The data:
--

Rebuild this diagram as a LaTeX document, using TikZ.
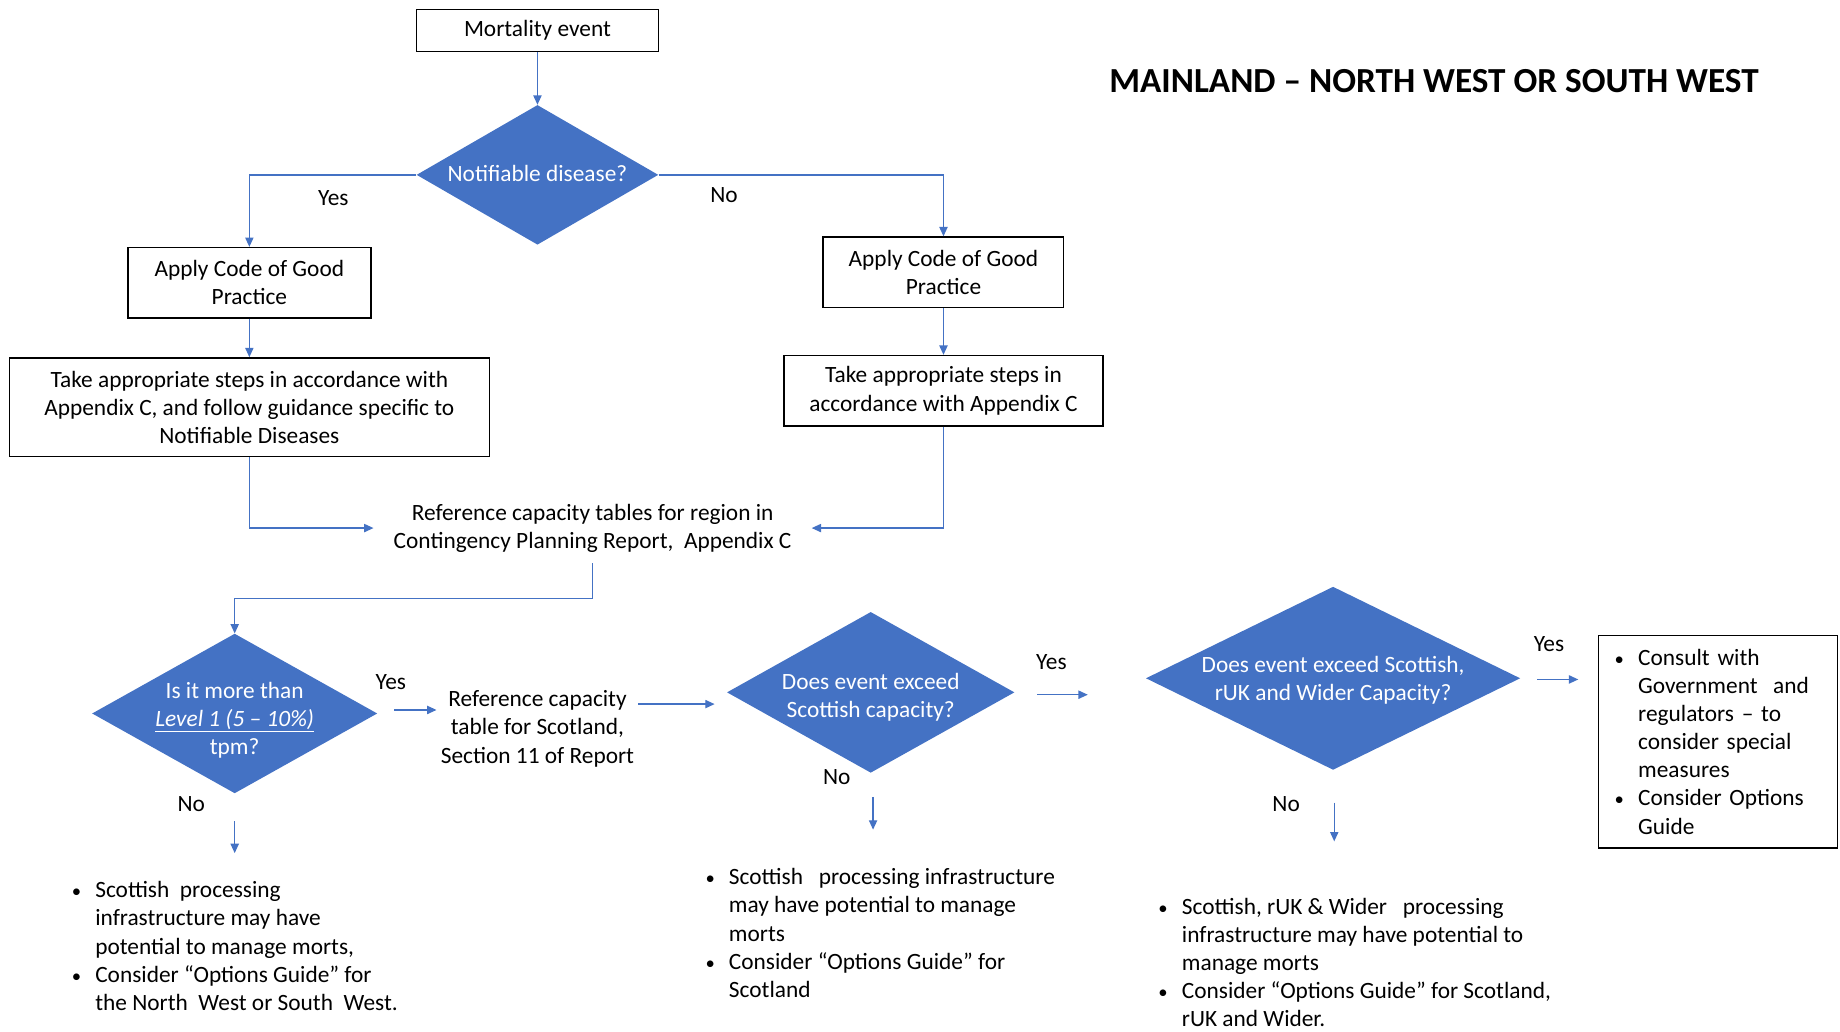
\documentclass[tikz,border=0pt]{standalone}
\usepackage{fontspec}
\usepackage{graphicx}
\setmainfont{Carlito}
\usetikzlibrary{shapes.geometric,arrows.meta}
\definecolor{officeblue}{HTML}{4472C4}
\newcommand\bul{\makebox[20pt][l]{\scalebox{0.8}{\textbullet}}}
\newcommand\ind{\hspace*{20pt}}
\begin{document}
\begin{tikzpicture}[x=1pt,y=-1pt,
  every node/.style={font=\fontsize{19.9}{24}\selectfont},
  box/.style={draw=black,line width=1.2pt,inner sep=0pt,align=center},
  decision/.style={diamond,fill=officeblue,inner sep=0pt},
  dtext/.style={text=white,align=center,inner sep=0pt},
  flow/.style={draw=officeblue,line width=1.2pt,-{Triangle[length=8pt,width=7pt]}},
  lbl/.style={inner sep=0pt},
  plain/.style={inner sep=0pt,align=center},
  bullets/.style={inner sep=0pt,align=left,anchor=north west}]
\useasboundingbox (0,0) rectangle (1568,879);

% title
\node[font=\fontsize{30}{36}\selectfont\bfseries] (title) at (1222,69)
  {MAINLAND – NORTH WEST OR SOUTH WEST};

% upper part
\node[box,minimum width=206pt,minimum height=36pt] (mort) at (458,26) {Mortality event};
\node[decision,minimum width=206pt,minimum height=119pt] (d0) at (458,149) {};
\node[dtext] (d0t) at (458,148) {Notifiable disease?};

\node[box,minimum width=207pt,minimum height=60pt] (lcode) at (212.5,241)
  {Apply Code of Good\\Practice};
\node[box,minimum width=409pt,minimum height=84pt] (lsteps) at (212.5,347)
  {Take appropriate steps in accordance with\\Appendix C, and follow guidance specific to\\Notifiable Diseases};

\node[box,minimum width=205pt,minimum height=60pt] (rcode) at (804,232)
  {Apply Code of Good\\Practice};
\node[box,minimum width=272pt,minimum height=60pt] (rsteps) at (804,333)
  {Take appropriate steps in\\accordance with Appendix C};

\node[plain,inner xsep=17pt,inner ysep=9pt] (ref1) at (505,450)
  {Reference capacity tables for region in\\Contingency Planning Report,~ Appendix C};

\draw[flow] (mort.south) -- (d0.north);
\draw[flow] (d0.west) -| (lcode.north);
\draw[flow] (d0.east) -| (rcode.north);
\draw[flow] (lcode.south) -- (lsteps.north);
\draw[flow] (rcode.south) -- (rsteps.north);
\draw[flow] (lsteps.south) |- (ref1.west);
\draw[flow] (rsteps.south) |- (ref1.east);

\node[lbl] (yes0) at (284,169) {Yes};
\node[lbl] (no0) at (617,166) {No};

% lower row of decisions
\node[decision,minimum width=243pt,minimum height=136pt] (d1) at (200,608) {};
\node[dtext] (d1t) at (200,614)
  {Is it more than\\\underline{\textit{Level 1 (5 – 10\%)}}\\tpm?};
\draw[flow] (ref1.south) -- ++(0,30) -| (d1.north);

\node[plain] (ref2) at (458,621) {Reference capacity\\table for Scotland,\\Section 11 of Report};

\node[decision,minimum width=245pt,minimum height=137pt] (d2) at (742,590) {};
\node[dtext] (d2t) at (742,594) {Does event exceed\\Scottish capacity?};

\node[decision,minimum width=319pt,minimum height=156pt] (d3) at (1136,578) {};
\node[dtext] (d3t) at (1136,580) {Does event exceed Scottish,\\rUK and Wider Capacity?};

\node[box,minimum width=204pt,minimum height=181pt,text width=176pt,inner xsep=14pt,align=left]
  (cons) at (1464,632)
  {\bul Consult with\\\ind Government~ and\\\ind regulators – to\\\ind consider special\\\ind measures\\\bul Consider Options\\\ind Guide};

% free-standing Yes / No arrows
\coordinate (y1a) at (336,605);  \coordinate (y1b) at (372,605);
\coordinate (r2a) at (544,600);  \coordinate (r2b) at (609,600);
\coordinate (y2a) at (884,592);  \coordinate (y2b) at (927,592);
\coordinate (y3a) at (1310,579); \coordinate (y3b) at (1345,579);
\coordinate (n1a) at (200,700);  \coordinate (n1b) at (200,727);
\coordinate (n2a) at (744,679);  \coordinate (n2b) at (744,707);
\coordinate (n3a) at (1137,684); \coordinate (n3b) at (1137,717);
\draw[flow] (y1a) -- (y1b);
\draw[flow] (r2a) -- (r2b);
\draw[flow] (y2a) -- (y2b);
\draw[flow] (y3a) -- (y3b);
\draw[flow] (n1a) -- (n1b);
\draw[flow] (n2a) -- (n2b);
\draw[flow] (n3a) -- (n3b);

\node[lbl] (yes1) at (333,581) {Yes};
\node[lbl] (no1) at (163,685) {No};
\node[lbl] (yes2) at (896,564) {Yes};
\node[lbl] (no2) at (713,662) {No};
\node[lbl] (yes3) at (1320,549) {Yes};
\node[lbl] (no3) at (1096,685) {No};

% outcome lists
\node[bullets] (b1) at (61,751)
  {\bul Scottish~ processing\\\ind infrastructure may have\\\ind potential to manage morts,\\\bul Consider “Options Guide” for\\\ind the North~ West or South~ West.};
\node[bullets] (b2) at (601,740)
  {\bul Scottish~~ processing infrastructure\\\ind may have potential to manage\\\ind morts\\\bul Consider “Options Guide” for\\\ind Scotland};
\node[bullets] (b3) at (987,765)
  {\bul Scottish, rUK \& Wider~~ processing\\\ind infrastructure may have potential to\\\ind manage morts\\\bul Consider “Options Guide” for Scotland,\\\ind rUK and Wider.};
\end{tikzpicture}
\end{document}
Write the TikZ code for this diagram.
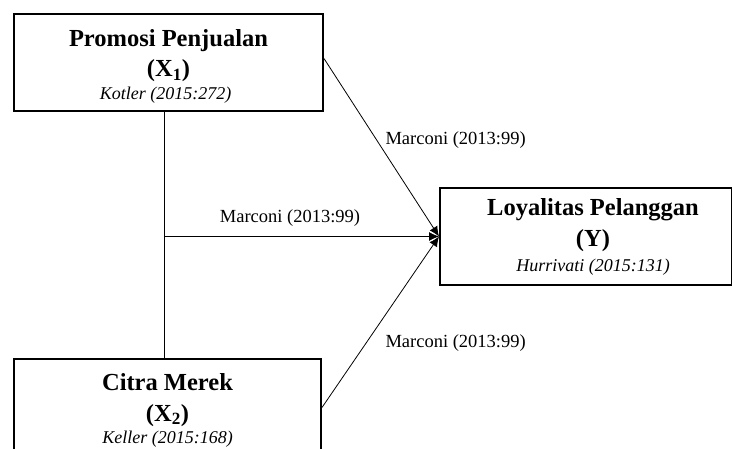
\documentclass[tikz,border=0pt]{standalone}
\usepackage{fontspec}
\setmainfont{Liberation Serif}
\usetikzlibrary{arrows.meta}

\begin{document}
\begin{tikzpicture}[x=1pt,y=-1pt,
  varbox/.style={draw,line width=2pt,minimum height=97pt,anchor=north west,inner sep=0pt},
  ttl/.style={anchor=base,inner sep=0pt,font=\fontsize{24.5}{30}\selectfont\bfseries},
  src/.style={anchor=base,inner sep=0pt,font=\fontsize{18}{20}\selectfont\itshape},
  lbl/.style={font=\fontsize{18.5}{20}\selectfont},
  link/.style={line width=0.8pt},
  arr/.style={link,-{Latex[length=10pt,width=9pt]}}]
\useasboundingbox (0,0) rectangle (732,449);
\clip (0,0) rectangle (732,449);
\node[varbox,minimum width=309pt] (x1) at (13,13) {};
\node[ttl] (x1a) at ([yshift=-33.5pt]x1.north) {Promosi Penjualan};
\node[ttl] (x1b) at ([yshift=-64pt]x1.north) {(X\textsubscript{1})};
\node[src] (x1c) at ([yshift=-87pt,xshift=-3pt]x1.north) {Kotler (2015:272)};
\node[varbox,minimum width=307pt] (x2) at (13,358) {};
\node[ttl] (x2a) at ([yshift=-33pt]x2.north) {Citra Merek};
\node[ttl] (x2b) at ([yshift=-63pt]x2.north) {(X\textsubscript{2})};
\node[src] (x2c) at ([yshift=-86pt]x2.north) {Keller (2015:168)};
\node[varbox,minimum width=292pt] (y) at (439,187) {};
\node[ttl] (ya) at ([yshift=-28.5pt,xshift=7pt]y.north) {Loyalitas Pelanggan};
\node[ttl] (yb) at ([yshift=-60pt,xshift=7pt]y.north) {(Y)};
\node[src] (yc) at ([yshift=-84.5pt,xshift=7pt]y.north) {Hurrivati (2015:131)};
\coordinate (top) at ([xshift=-4.5pt]x1.south);
\coordinate (bot) at (top |- x2.north);
\coordinate (mid) at (top |- y.west);
\draw[link] (top)--(bot);
\draw[arr] (mid)--(y.west);
\draw[arr] ([yshift=4pt]x1.east)--(y.west);
\draw[arr] (x2.east)--(y.west);
\node[lbl,anchor=west] (l1) at (382,140) {Marconi (2013:99)};
\node[lbl] (l2) at (290,218) {Marconi (2013:99)};
\node[lbl,anchor=west] (l3) at (382,343) {Marconi (2013:99)};
\end{tikzpicture}
\end{document}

--

Challenge:
Only lines belong in the copy: transcribe those from the start of the data through the line that contains "(d0t) at (458,148)", and skip the pictures.

Task response:
Rebuild this diagram as a LaTeX document, using TikZ.
\documentclass[tikz,border=0pt]{standalone}
\usepackage{fontspec}
\usepackage{graphicx}
\setmainfont{Carlito}
\usetikzlibrary{shapes.geometric,arrows.meta}
\definecolor{officeblue}{HTML}{4472C4}
\newcommand\bul{\makebox[20pt][l]{\scalebox{0.8}{\textbullet}}}
\newcommand\ind{\hspace*{20pt}}
\begin{document}
\begin{tikzpicture}[x=1pt,y=-1pt,
  every node/.style={font=\fontsize{19.9}{24}\selectfont},
  box/.style={draw=black,line width=1.2pt,inner sep=0pt,align=center},
  decision/.style={diamond,fill=officeblue,inner sep=0pt},
  dtext/.style={text=white,align=center,inner sep=0pt},
  flow/.style={draw=officeblue,line width=1.2pt,-{Triangle[length=8pt,width=7pt]}},
  lbl/.style={inner sep=0pt},
  plain/.style={inner sep=0pt,align=center},
  bullets/.style={inner sep=0pt,align=left,anchor=north west}]
\useasboundingbox (0,0) rectangle (1568,879);

% title
\node[font=\fontsize{30}{36}\selectfont\bfseries] (title) at (1222,69)
  {MAINLAND – NORTH WEST OR SOUTH WEST};

% upper part
\node[box,minimum width=206pt,minimum height=36pt] (mort) at (458,26) {Mortality event};
\node[decision,minimum width=206pt,minimum height=119pt] (d0) at (458,149) {};
\node[dtext] (d0t) at (458,148) {Notifiable disease?};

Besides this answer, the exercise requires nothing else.